If we view today as less than tomorrow, we choose to live in the imagined picture of a story that hasn’t happened, sacrificing joy and adventure that could be ours in the present. We get caught in the idea that this is just the green room, and if we plan well and press on, we’ll eventually walk out on the other side and a great narrative will unfold.

Perhaps without meaning to, we tell ourselves, the world around us and even God that this isn’t enough. It’s as if we took a look around and said, “no thanks, I’ll pass and wait to see what comes up down the road.”

We cannot be sincerely grateful for our lives if we are breathing in the anticipation that soon this will wrap up and make way for something more exciting. That doesn’t sound like thankfulness, and it looks nothing like contentment.

If we believe this is a waiting period, we will act like this is a waiting period

In short, we will waste it. A couple years after we got married, my husband and I packed up our stuff and moved into my parents’ house so we could finish school. Six months later, I gave birth to our first son.

For two and a half years, we lived in the bedroom across the hall from my mom and dad, raising a baby, working side jobs and attending class. I mentally entered that season as if we had paused reality and shuffled over to the sidebar of our own life. It squelched my motivation for growth, until I remembered that this was it. It only comes once, and if I miss it, I won’t get a second chance.

No matter what you would change about your current circumstances, there are advantages, freedoms and joys that will be gone in life’s next scene. Don’t miss today because you are imagining that tomorrow will be “better.”

If life begins when we reach a given milestone, what happens when that landmark is threatened?

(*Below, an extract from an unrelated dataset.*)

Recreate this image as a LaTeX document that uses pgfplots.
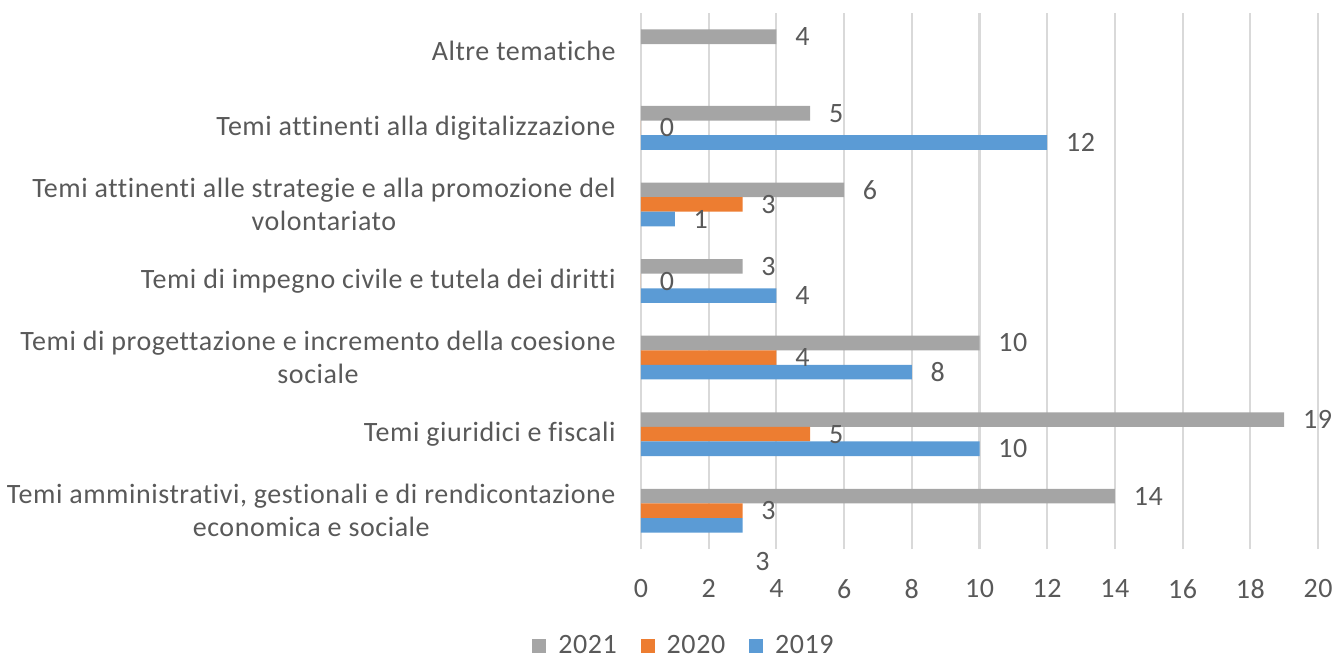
\documentclass[border=0pt]{standalone}
\usepackage{pgfplots}
\pgfplotsset{compat=1.18}
\usepackage{pgfplotstable}
\usepackage{fontspec}
\setmainfont{Carlito}[Ligatures={NoCommon}, LetterSpace=2]
\definecolor{cgray}{HTML}{A5A5A5}
\definecolor{corange}{HTML}{ED7D31}
\definecolor{cblue}{HTML}{5B9BD5}
\definecolor{ctext}{HTML}{595959}
\definecolor{cgrid}{HTML}{D9D9D9}

% y: 0 = Temi amministrativi ... 6 = Altre tematiche
\pgfplotstableread{
y  v   dx   dy
0  14  0    0
1  19  0    0
2  10  0    0
3  3   0    0
4  6   0    0
5  5   0    0
6  4   0    0
}\dataA
\pgfplotstableread{
y  v   dx   dy
0  3   0    0
1  5   0    0
2  4   0    0
3  0   0    0
4  3   0    0
5  0   0    0
}\dataB
\pgfplotstableread{
y  v   dx   dy
0  3   -3   -18
1  10  0    0
2  8   0    0
3  4   0    0
4  1   0    0
5  12  0    0
}\dataC

\begin{document}
\begin{tikzpicture}[font=\fontsize{14}{16.5}\selectfont, text=ctext]
\useasboundingbox (-320.5pt,-56pt) rectangle (347.5pt,274.5pt);
\begin{axis}[
  at={(0pt,0pt)}, anchor=south west,
  scale only axis,
  width=338.5pt, height=268pt,
  xbar, bar width=7.3pt,
  xmin=0, xmax=20,
  ymin=-0.5, ymax=6.5,
  xtick={0,2,...,20},
  ytick={0,1,2,3,4,5,6},
  yticklabels={
    {Temi amministrativi, gestionali e di rendicontazione\\economica e sociale},
    {Temi giuridici e fiscali},
    {Temi di progettazione e incremento della coesione\\sociale},
    {Temi di impegno civile e tutela dei diritti},
    {Temi attinenti alle strategie e alla promozione del\\volontariato},
    {Temi attinenti alla digitalizzazione},
    {Altre tematiche}},
  yticklabel style={align=center, anchor=east, inner sep=0pt, xshift=-12.5pt, text=ctext},
  xticklabel style={anchor=north, inner sep=0pt, yshift=-15pt, text=ctext},
  /pgf/number format/assume math mode=true,
  major tick length=0pt,
  axis line style={draw=none},
  xmajorgrids,
  major grid style={draw=cgrid, line width=1.1pt},
  nodes near coords,
  visualization depends on={\thisrow{dx} \as \dxv},
  visualization depends on={\thisrow{dy} \as \dyv},
  every node near coord/.append style={anchor=west, inner sep=0pt, text=ctext,
    xshift=9.25pt+\dxv pt, yshift=\dyv pt},
  legend columns=3,
  legend style={draw=none, fill=none, at={(0.062,-0.181)}, anchor=center,
    /tikz/every even column/.append style={column sep=12pt},
    nodes={inner sep=0pt, text=ctext}},
  legend image code/.code={\fill[#1] (0pt,-3.5pt) rectangle (7pt,3.5pt); \path (13pt,0pt);},
]
\addplot[fill=cgray, draw=none, bar shift=7.3pt] table[x=v, y=y] {\dataA};
\addplot[fill=corange, draw=none, bar shift=0pt] table[x=v, y=y] {\dataB};
\addplot[fill=cblue, draw=none, bar shift=-7.3pt] table[x=v, y=y] {\dataC};
\legend{2021, 2020, 2019}
\end{axis}
\end{tikzpicture}
\end{document}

If getting married makes your adult life official, what happens if your marriage falls apart or you lose your spouse 10 years in?

If a professional career and financial independence are the markers of a “real life,” what happens if you find yourself unemployed and living with extended family at age 40?

It’s not hard to see that a full and thrilling life must be based on something that cannot change, or else we are doomed to spend our days anxiously avoiding anything that might unravel our well-planned, self-made kingdoms.

Where It Begins

It is true that these are years of preparation for the future, but that is no truer of my life today than it will be when I’m 60.

What can we learn now that will shape us for what comes next? Because truthfully, there’s a great deal to life we cannot prepare for. Rather, we must learn to lean into God as the difficult days come and trust, as Brennan Manning said in The Wisdom of Tenderness, “that the grace for the next step in the dance of life {is} already there, given.”

Elisabeth Elliot wrote, “The secret is Christ in me, not me in a different set of circumstances.” The bigger story of our life begins the moment we understand this truth. Life does not begin when you get married, land your dream job or board a plane to travel the world. It is found in the beautiful, powerful love of Christ, which changes us in the midst of all circumstances, especially the ones we find most difficult. We need only be willing.

Make plans. Look forward to the future. Choose to be genuinely grateful for your story as it is today. And be transformed by the incredible love of Jesus—a love that offers fullness of life, soaked in adventure and infused with mystery.